* start Given records *

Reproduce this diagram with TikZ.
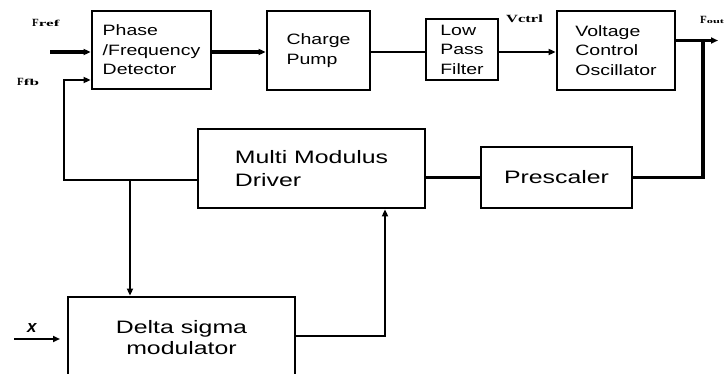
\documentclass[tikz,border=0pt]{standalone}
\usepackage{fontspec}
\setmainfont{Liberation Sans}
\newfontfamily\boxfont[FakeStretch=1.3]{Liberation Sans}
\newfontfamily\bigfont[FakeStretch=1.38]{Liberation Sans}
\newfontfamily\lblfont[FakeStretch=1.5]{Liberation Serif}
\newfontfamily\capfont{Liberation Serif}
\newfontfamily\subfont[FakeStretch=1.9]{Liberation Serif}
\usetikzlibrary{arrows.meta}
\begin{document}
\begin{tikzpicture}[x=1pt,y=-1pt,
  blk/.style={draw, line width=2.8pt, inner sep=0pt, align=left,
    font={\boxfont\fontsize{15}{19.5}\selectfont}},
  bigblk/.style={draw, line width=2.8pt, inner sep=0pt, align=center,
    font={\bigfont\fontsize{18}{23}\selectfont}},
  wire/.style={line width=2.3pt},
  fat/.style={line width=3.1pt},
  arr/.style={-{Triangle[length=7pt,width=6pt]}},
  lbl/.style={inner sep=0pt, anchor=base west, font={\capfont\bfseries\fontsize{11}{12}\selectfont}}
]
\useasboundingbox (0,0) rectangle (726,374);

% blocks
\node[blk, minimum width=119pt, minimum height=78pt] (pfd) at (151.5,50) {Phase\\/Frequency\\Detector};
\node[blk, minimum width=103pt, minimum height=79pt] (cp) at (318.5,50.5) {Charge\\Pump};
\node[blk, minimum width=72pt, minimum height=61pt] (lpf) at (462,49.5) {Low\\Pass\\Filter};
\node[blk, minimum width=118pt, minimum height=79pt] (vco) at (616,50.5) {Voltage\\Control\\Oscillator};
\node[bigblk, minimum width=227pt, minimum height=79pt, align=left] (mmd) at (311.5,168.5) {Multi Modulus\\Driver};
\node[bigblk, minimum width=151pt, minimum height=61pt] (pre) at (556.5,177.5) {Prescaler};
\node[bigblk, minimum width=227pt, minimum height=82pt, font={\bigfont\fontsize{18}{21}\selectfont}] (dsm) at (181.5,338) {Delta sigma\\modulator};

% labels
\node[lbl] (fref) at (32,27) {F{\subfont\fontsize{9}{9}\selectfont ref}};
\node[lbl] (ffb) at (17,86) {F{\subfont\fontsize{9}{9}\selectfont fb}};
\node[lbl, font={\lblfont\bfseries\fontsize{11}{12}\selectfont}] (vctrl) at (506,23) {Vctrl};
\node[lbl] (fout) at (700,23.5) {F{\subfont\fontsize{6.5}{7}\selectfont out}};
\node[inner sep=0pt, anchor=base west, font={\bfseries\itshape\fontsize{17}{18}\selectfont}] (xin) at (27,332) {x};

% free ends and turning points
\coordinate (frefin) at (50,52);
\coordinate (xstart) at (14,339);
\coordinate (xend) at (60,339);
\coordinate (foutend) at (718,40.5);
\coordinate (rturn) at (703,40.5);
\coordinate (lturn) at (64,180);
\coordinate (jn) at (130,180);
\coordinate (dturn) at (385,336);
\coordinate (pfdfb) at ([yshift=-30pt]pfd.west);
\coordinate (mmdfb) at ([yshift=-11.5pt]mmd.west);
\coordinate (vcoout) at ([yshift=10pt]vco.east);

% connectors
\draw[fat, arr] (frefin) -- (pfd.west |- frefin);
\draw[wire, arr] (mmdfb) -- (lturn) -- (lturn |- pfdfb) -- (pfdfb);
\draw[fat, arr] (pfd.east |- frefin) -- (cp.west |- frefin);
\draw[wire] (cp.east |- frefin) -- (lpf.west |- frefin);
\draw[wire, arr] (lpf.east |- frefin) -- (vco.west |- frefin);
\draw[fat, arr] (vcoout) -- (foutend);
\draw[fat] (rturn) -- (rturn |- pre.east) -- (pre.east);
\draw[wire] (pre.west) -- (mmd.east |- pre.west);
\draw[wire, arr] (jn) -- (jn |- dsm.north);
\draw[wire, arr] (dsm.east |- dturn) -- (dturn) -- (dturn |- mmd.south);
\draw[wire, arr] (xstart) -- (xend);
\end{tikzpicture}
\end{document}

* end Given records *
* start Given records *

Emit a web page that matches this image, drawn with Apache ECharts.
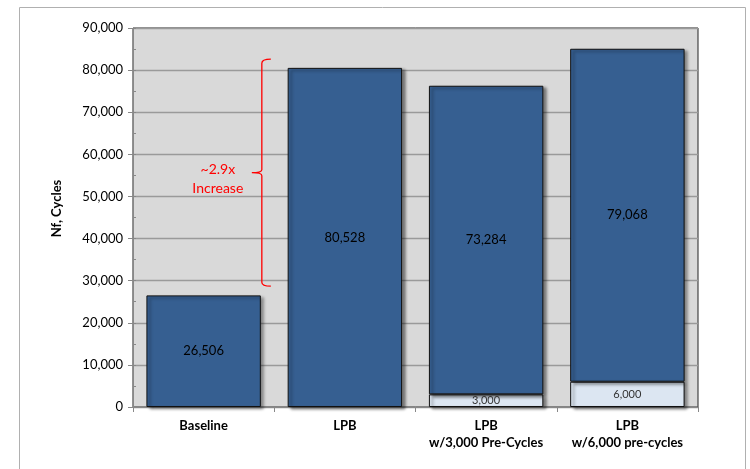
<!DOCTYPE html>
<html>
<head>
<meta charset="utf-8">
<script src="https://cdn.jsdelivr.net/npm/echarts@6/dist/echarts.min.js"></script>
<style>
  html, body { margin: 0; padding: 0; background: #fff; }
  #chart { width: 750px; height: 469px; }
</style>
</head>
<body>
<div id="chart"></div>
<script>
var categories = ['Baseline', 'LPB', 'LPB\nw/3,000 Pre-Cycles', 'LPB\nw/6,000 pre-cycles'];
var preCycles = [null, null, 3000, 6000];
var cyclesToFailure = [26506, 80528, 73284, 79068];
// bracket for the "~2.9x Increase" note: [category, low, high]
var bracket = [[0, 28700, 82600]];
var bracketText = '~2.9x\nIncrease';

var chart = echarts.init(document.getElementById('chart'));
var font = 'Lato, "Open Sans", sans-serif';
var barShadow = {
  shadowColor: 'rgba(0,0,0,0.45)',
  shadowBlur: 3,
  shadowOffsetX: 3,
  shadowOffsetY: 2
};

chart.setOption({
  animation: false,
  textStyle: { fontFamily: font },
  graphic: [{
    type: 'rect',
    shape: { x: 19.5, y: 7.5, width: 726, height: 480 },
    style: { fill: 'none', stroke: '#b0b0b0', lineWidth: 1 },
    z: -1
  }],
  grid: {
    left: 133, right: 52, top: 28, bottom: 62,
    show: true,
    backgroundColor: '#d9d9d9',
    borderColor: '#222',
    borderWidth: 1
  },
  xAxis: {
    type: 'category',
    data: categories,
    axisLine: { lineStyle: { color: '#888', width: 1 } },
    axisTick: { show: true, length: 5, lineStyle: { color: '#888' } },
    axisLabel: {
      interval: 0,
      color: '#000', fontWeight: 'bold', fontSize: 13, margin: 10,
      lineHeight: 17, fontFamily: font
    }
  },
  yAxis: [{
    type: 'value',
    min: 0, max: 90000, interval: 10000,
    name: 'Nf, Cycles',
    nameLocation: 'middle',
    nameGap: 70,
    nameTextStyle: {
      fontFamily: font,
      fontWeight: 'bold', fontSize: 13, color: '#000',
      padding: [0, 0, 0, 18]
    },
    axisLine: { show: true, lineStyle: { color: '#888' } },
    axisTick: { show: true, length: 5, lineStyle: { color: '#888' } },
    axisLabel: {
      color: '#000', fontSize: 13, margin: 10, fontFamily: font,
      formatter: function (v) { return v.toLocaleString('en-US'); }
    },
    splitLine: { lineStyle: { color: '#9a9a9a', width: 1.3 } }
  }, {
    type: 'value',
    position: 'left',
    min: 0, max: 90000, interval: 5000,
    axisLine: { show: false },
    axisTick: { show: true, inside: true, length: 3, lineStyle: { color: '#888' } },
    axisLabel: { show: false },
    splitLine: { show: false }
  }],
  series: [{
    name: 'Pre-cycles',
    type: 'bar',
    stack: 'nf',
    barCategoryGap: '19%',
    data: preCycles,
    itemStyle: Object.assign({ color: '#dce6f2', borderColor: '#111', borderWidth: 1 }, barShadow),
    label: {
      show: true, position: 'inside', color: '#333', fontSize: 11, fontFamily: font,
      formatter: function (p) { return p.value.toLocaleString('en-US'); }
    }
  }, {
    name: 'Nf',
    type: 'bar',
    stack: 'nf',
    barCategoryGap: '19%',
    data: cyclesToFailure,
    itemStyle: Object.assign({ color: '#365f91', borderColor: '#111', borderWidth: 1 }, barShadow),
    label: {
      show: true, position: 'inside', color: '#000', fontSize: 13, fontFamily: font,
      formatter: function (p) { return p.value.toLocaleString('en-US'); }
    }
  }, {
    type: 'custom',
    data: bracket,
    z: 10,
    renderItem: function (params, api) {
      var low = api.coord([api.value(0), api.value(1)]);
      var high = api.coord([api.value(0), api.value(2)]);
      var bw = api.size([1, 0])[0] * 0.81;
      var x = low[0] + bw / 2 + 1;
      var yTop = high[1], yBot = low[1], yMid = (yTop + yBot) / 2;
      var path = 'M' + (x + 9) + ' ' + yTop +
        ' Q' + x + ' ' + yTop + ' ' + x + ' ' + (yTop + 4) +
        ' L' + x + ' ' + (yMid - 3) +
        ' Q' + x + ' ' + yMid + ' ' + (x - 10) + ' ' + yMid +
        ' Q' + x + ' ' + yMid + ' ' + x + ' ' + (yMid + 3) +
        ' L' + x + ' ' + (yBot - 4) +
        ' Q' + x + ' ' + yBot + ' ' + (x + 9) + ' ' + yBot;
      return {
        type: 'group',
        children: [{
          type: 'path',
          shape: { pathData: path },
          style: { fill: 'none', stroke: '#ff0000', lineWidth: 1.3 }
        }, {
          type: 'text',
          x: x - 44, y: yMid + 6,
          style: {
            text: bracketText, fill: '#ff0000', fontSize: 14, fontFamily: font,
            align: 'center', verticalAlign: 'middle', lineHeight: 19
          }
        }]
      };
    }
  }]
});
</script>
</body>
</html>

* end Given records *
* start Given records *

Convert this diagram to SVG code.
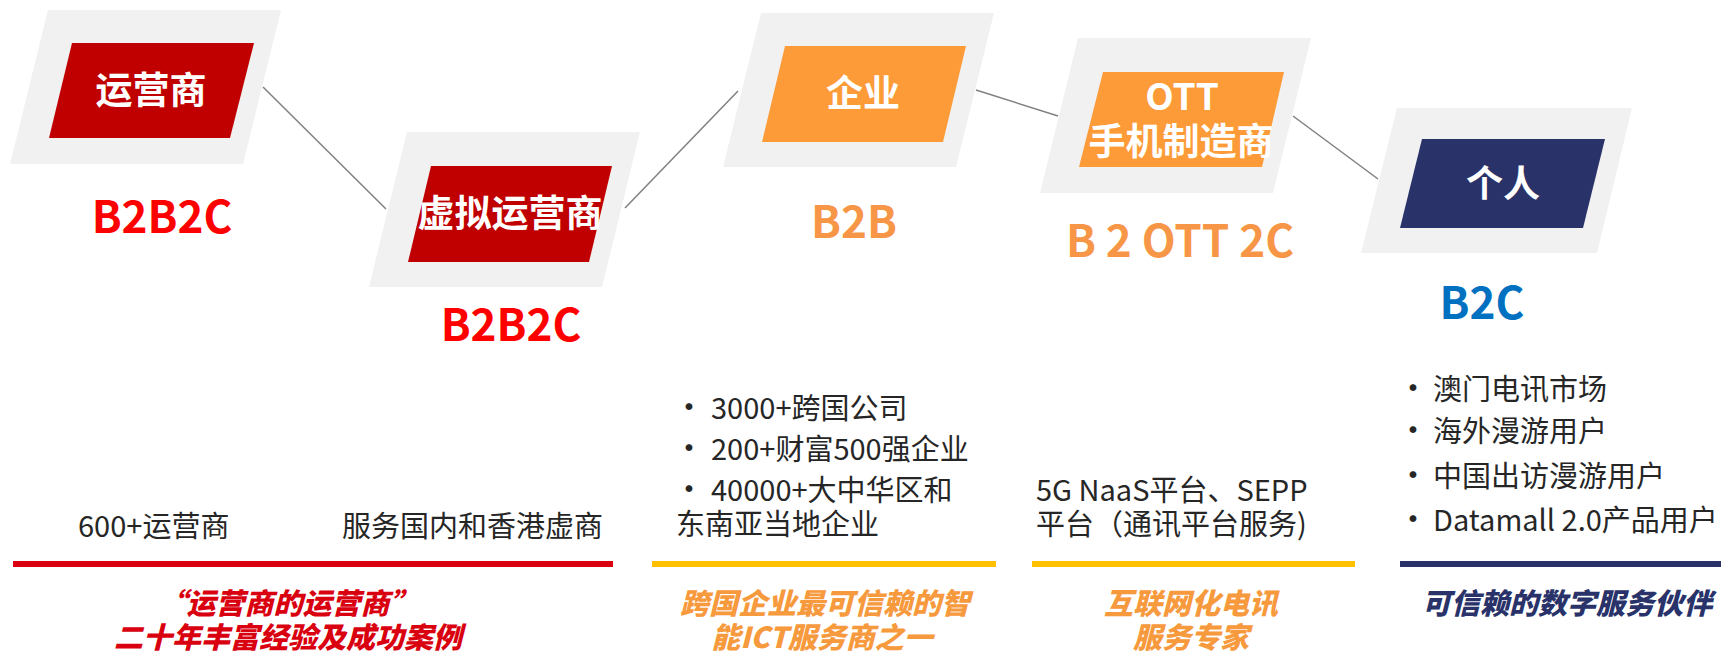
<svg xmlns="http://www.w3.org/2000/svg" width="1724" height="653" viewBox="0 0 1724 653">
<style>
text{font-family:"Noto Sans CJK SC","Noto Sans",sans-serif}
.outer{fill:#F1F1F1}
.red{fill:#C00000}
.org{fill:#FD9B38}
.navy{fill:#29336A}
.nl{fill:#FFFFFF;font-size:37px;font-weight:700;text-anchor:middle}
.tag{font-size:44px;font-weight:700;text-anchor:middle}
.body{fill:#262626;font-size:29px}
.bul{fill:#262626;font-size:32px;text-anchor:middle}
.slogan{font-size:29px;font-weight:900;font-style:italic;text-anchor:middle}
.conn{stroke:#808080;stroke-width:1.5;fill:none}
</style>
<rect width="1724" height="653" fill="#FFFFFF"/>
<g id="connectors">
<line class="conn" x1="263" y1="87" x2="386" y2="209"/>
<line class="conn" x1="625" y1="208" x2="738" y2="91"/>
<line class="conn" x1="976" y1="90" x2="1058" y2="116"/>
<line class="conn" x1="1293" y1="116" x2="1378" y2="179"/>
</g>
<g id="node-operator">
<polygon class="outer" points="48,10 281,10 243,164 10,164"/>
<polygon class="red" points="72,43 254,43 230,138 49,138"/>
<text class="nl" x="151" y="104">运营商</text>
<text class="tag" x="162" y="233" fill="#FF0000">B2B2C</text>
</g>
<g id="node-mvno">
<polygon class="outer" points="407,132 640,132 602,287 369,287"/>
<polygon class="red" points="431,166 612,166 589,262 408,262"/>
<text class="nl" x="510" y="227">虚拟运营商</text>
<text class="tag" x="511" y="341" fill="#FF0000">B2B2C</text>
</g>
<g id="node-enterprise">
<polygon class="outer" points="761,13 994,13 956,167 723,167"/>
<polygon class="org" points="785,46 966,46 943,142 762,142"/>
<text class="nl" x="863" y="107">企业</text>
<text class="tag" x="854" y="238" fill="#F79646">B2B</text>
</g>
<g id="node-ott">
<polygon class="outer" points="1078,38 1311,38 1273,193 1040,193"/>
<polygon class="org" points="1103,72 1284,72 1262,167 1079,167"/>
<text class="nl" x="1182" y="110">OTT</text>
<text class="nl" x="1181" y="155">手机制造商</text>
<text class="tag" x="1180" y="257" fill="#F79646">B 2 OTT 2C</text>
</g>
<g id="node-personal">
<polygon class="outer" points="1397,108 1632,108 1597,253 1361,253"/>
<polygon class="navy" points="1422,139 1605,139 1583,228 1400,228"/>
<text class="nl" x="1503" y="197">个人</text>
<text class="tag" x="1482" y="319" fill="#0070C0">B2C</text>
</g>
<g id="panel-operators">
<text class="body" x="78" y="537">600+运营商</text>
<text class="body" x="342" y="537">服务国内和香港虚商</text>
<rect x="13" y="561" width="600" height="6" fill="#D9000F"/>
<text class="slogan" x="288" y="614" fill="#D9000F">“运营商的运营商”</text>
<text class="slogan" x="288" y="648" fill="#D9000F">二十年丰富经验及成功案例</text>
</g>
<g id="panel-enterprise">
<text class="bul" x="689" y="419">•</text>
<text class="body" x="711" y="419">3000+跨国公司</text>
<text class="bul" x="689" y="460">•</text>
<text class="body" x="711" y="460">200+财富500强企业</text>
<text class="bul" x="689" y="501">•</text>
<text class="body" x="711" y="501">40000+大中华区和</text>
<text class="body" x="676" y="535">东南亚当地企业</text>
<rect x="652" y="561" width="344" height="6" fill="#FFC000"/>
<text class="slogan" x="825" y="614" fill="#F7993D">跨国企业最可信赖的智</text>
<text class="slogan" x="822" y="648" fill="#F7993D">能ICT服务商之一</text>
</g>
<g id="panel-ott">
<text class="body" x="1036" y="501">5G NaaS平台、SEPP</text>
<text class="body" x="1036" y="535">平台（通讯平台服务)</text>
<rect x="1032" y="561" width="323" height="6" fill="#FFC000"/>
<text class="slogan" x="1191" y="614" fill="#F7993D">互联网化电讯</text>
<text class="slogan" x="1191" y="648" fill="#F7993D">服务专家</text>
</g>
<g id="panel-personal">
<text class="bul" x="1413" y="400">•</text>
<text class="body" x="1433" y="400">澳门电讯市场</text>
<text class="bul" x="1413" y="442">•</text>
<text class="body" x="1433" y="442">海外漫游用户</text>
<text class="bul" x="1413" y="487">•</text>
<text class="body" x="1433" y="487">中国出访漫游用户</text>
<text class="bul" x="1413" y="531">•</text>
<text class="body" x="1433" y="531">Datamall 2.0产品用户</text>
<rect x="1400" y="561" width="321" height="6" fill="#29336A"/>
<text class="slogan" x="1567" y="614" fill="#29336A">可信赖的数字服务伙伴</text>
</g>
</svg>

* end Given records *

In the entries above, find each line with the string "this" and copy it.

_The answer_
Reproduce this diagram with TikZ.
Emit a web page that matches this image, drawn with Apache ECharts.
Convert this diagram to SVG code.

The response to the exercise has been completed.